Vice Chairwoman Janet Yellen accepted her nomination while President Barack Obama and Chairman Ben Bernanke looked on.
On October 9, economist Janet Yellen was nominated by President Barack Obama to be the next chair of the Federal Reserve. The Federal Reserve is the central banking system of the United States. It sets the nation’s monetary policy, or rules related to controlling the supply of money. Its main purpose is to keep the United States economy running smoothly. If the U.S. Senate confirms Yellen’s nomination, she will be the first woman to lead the Federal Reserve in its 100-year history.
Yellen is currently serving as vice chair of the Federal Reserve alongside Chairman Ben Bernanke. If confirmed, Yellen will be sworn in as chair when Bernanke’s second term ends on January 31, 2014. Leaders in the Senate are hopeful that her nomination will be confirmed soon.
Janet Yellen grew up in Brooklyn, New York. Her childhood friends remember her being good at so many school subjects that they weren’t sure what profession she would choose as an adult. In high school, Yellen was editor-in-chief of the school newspaper and valedictorian of her class. She loved to travel with her family and see plays at New York City’s many theaters.
After graduating from high school, Yellen attended Brown University and earned a degree in economics in 1967. She received her Ph.D. in economics from Yale University in 1971. She went on to work as an economist in many academic and government roles. In the late 1990s, she joined President Bill Clinton’s team of economic advisers. Before becoming vice chair of the Federal Reserve in Washington, D.C., she was head of the Federal Reserve Bank of San Francisco.

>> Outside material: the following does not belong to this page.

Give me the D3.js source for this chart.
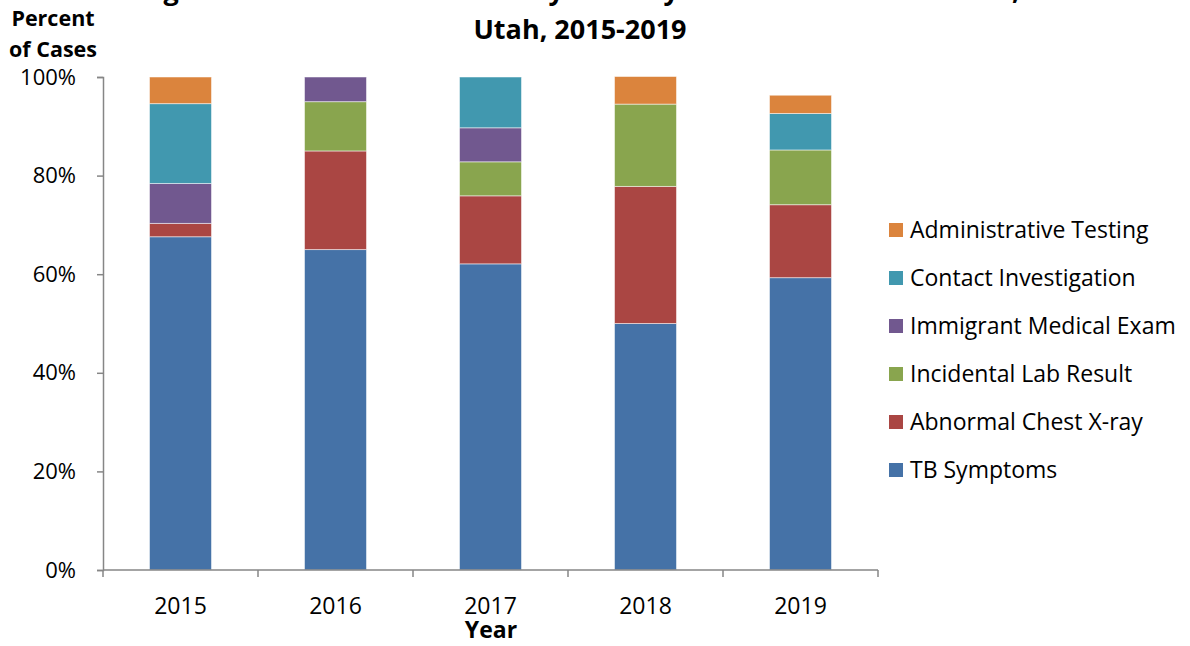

In her nomination acceptance speech, Vice Chairwoman Yellen promised to promote “maximum employment, stable prices, and a strong and stable financial system.” She said that there was more that could be done to make sure that people who are out of work can find jobs. As chair of the Federal Reserve, Yellen said she would help ensure that all Americans have the opportunity to make a better life for themselves.